For now, XRP remains confined to the low-$1.30 range, but the backdrop is becoming more complex: growing RLUSD circulation, reported institutional derivatives activity, potential regulatory tailwinds in the U.S., and higher perceived value for Ripple in private markets. Whether the gap between muted price action and strengthening ecosystem narratives closes via a breakout or renewed weakness is likely to be the key variable shaping XRP’s next phase.
🔎 Market Interpretation
- Price action vs. sentiment divergence: XRP is range-bound near $1.32 while community indicators sink to “Extreme Fear”, suggesting emotion is deteriorating faster than price.
- Key technical inflection zone: Analysts flag a nearby resistance; a clean break could target $1.60, while rejection likely keeps XRP pinned around $1.30 with risk of renewed downside pressure.
- Liquidity profile: Trading activity is overwhelmingly on centralized exchanges (~$2.144B) versus minimal DEX volume (~$1.27M), implying most price discovery remains venue-concentrated.
- “Stagnation, not collapse” setup: Repeated oscillations around $1.32 indicate marginal flows may decide the next directional move—breakout, continued consolidation, or breakdown.
- Macro/narrative catalysts are “slow-burn”: RLUSD growth, institutional futures usage, and U.S. policy shifts are framed as structural positives that may not immediately translate into spot price appreciation.
💡 Strategic Points
- Levels to monitor: Watch for a decisive resistance break (momentum continuation toward ~$1.60) versus repeated failures that reinforce a $1.30 floor test.

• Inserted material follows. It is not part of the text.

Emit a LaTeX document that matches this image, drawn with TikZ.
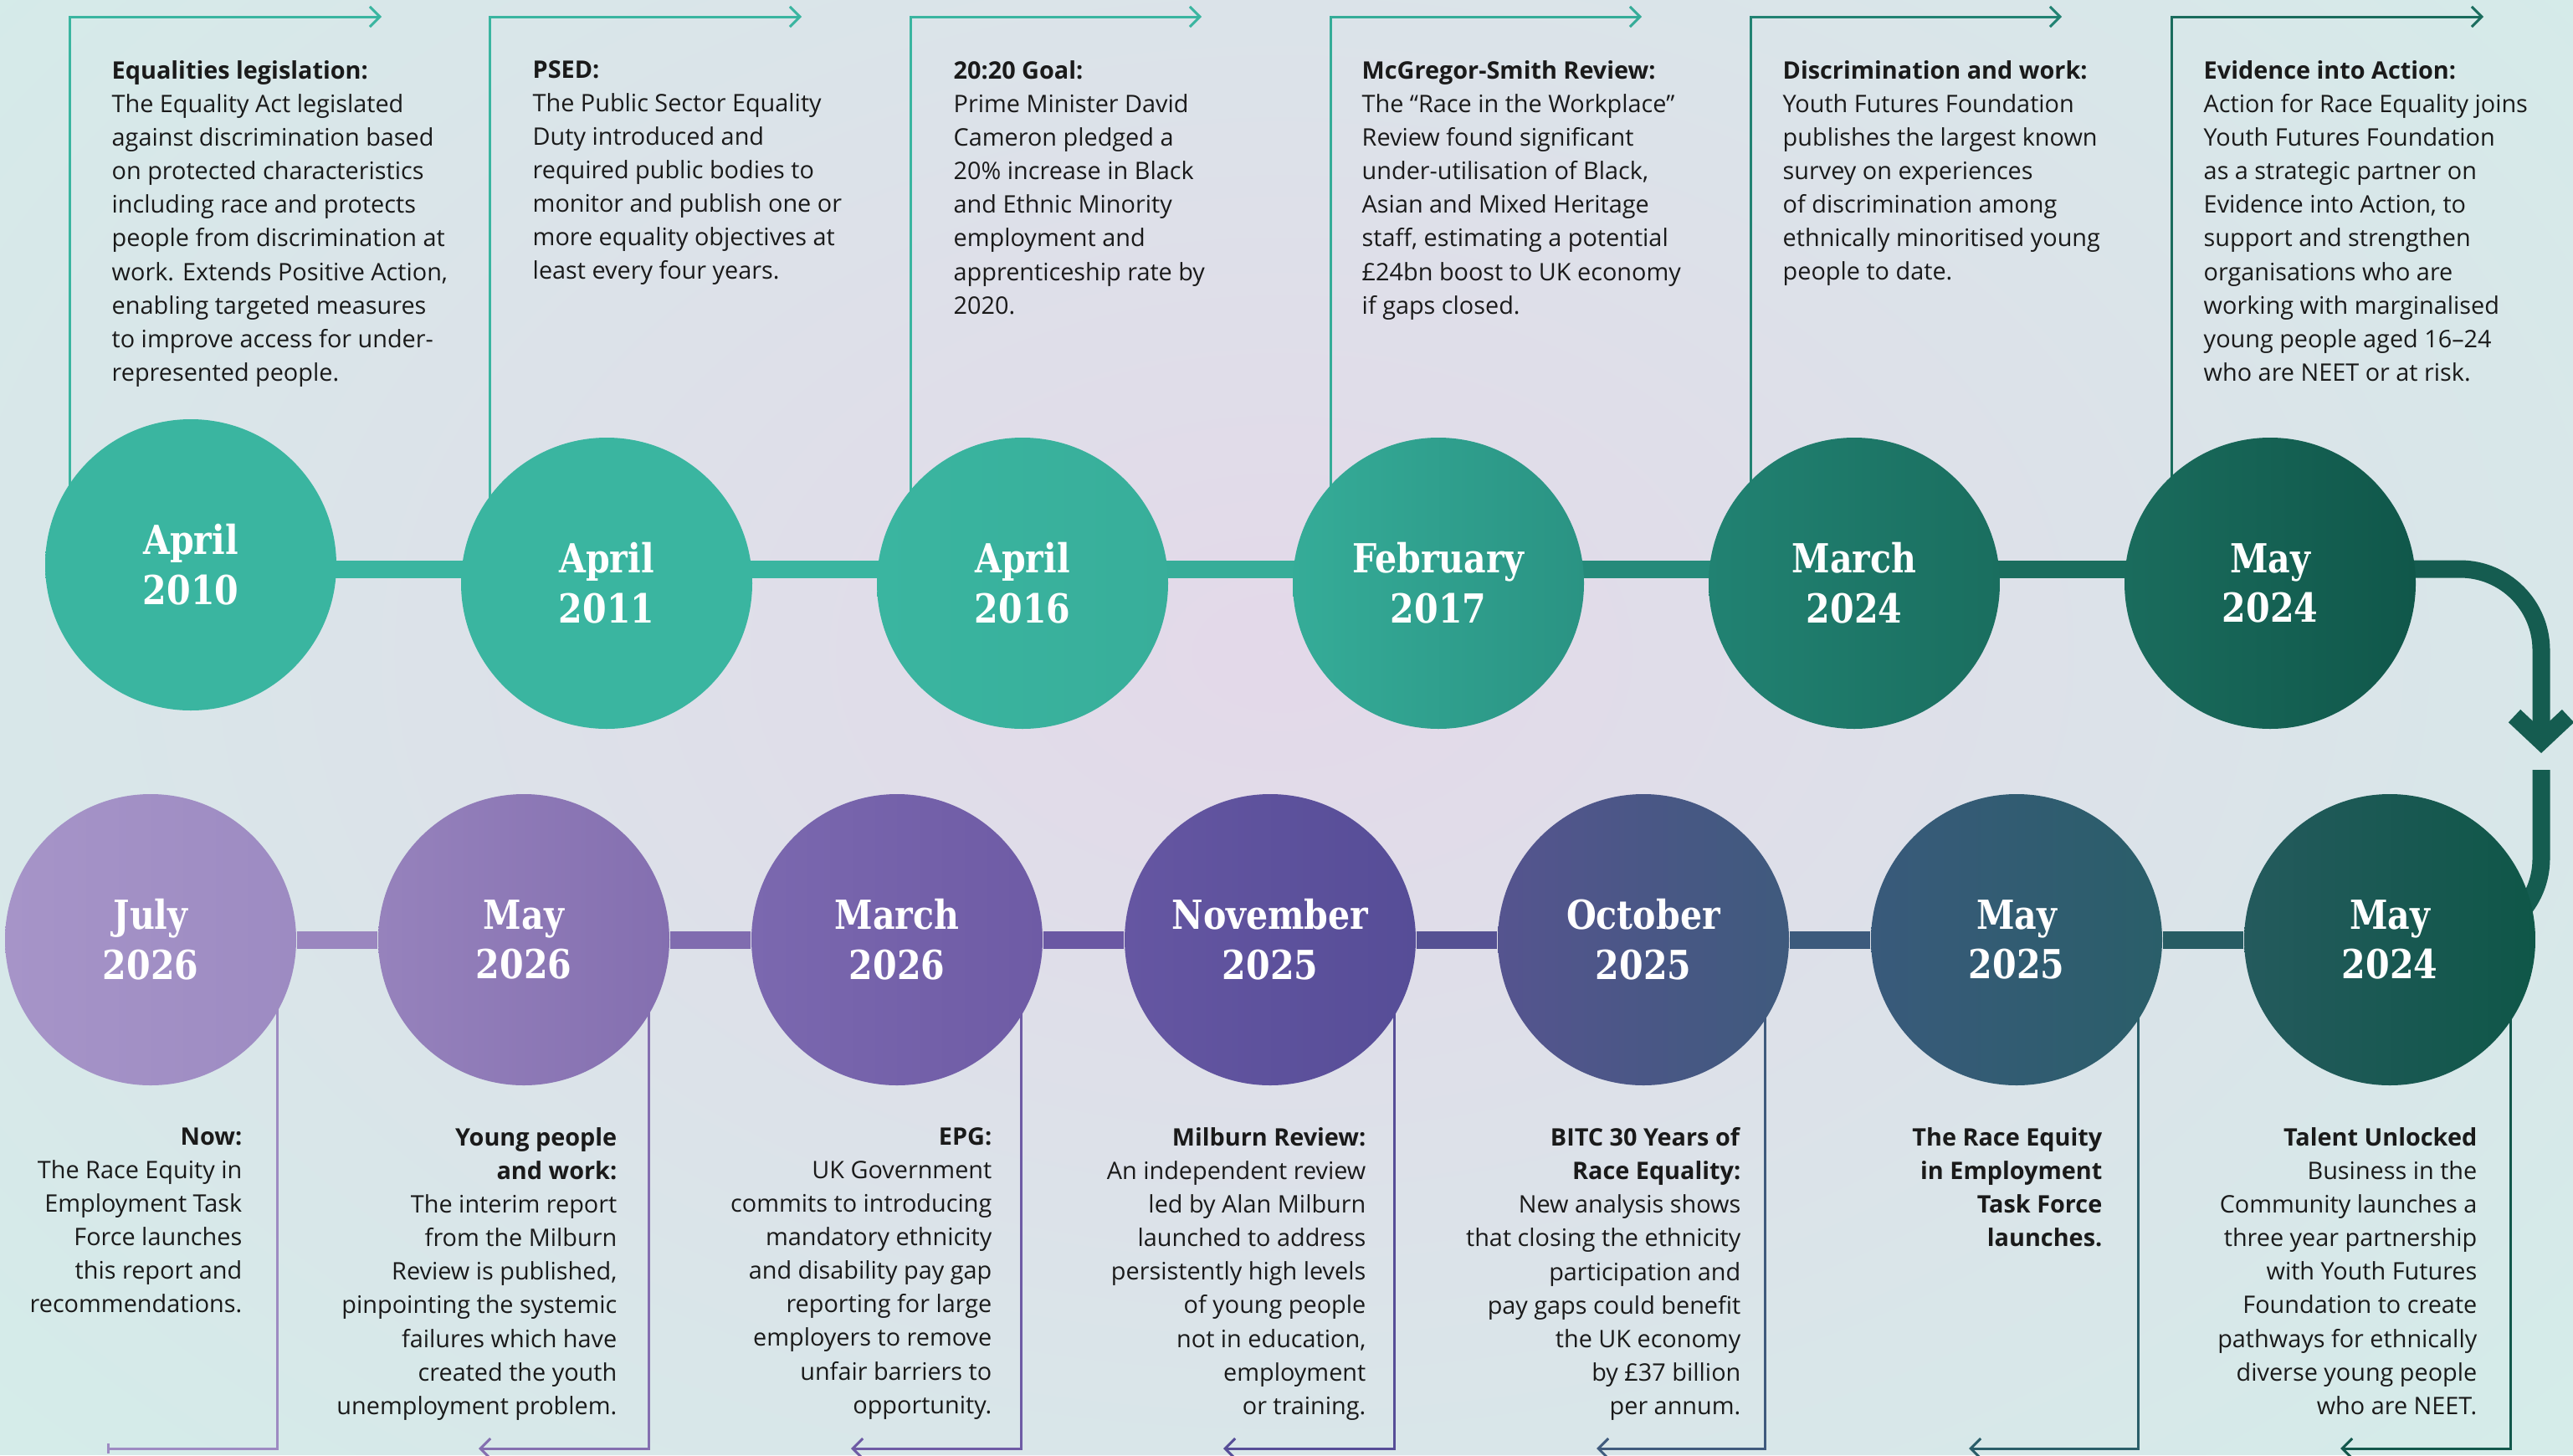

- Sentiment as a contrarian input: “Extreme Fear” alongside improving ecosystem signals can attract base-building and mean-reversion strategies—but confirmation typically requires volume expansion and a trend change.
- Derivatives as an institutional proxy: Reported $63B first-year cumulative CME XRP futures volume signals professional participation (hedging/speculation). This can improve liquidity and market structure even without immediate spot upside.
- RLUSD as infrastructure, not a pump: RLUSD’s reported $1.7B+ market cap may strengthen Ripple’s liquidity stack and payments rails over time; traders should treat it as a long-term adoption lever, not a direct spot trigger.
- Policy optionality: Discussion around U.S. administrative shifts and the Fed’s “Skinny Account” concept is framed as potentially lowering institutional barriers—yet remains unconfirmed and should be tracked as headline risk rather than priced certainty.
- Separate corporate vs. token narratives: Higher Ripple secondary-share prices (~$136.90) may reinforce perception of ecosystem strength, but linkage to XRP is indirect and can decouple.
- Reality-check on $20 targets: Commentary highlights that extreme upside requires multiple resistance clears, broad liquidity improvement, and sustained execution—conditions far from current market structure.
📘 Glossary
- Extreme Fear: A sentiment condition where market participants show heightened pessimism; sometimes used as a contrarian indicator when fundamentals diverge from mood.
- Resistance / Support: Price zones where selling (resistance) or buying (support) historically increases, often shaping range boundaries and breakout/breakdown points.
- Inflection point: A chart area where small changes in order flow can tip the trend into a breakout, continuation of chop, or reversal.
- Spot vs. Derivatives: Spot trades exchange the asset immediately; derivatives (e.g., futures) are contracts tracking price exposure, often used for leverage and hedging.
- CME Futures: Regulated futures contracts listed on the Chicago Mercantile Exchange, commonly associated with institutional participation.
- DEX vs. CEX: Decentralized exchanges operate on-chain; centralized exchanges custody funds off-chain and often dominate liquidity for major tokens.
- Stablecoin (RLUSD): A token designed to track a stable value (here, USD-pegged), typically used for payments, settlement, and liquidity management.
- Structural momentum: Gradual strengthening in adoption, infrastructure, and liquidity conditions that may influence price over longer horizons rather than immediately.
- Secondary market (private shares): Trading of a private company’s shares among investors outside public exchanges; valuations can affect sentiment but don’t directly price the token.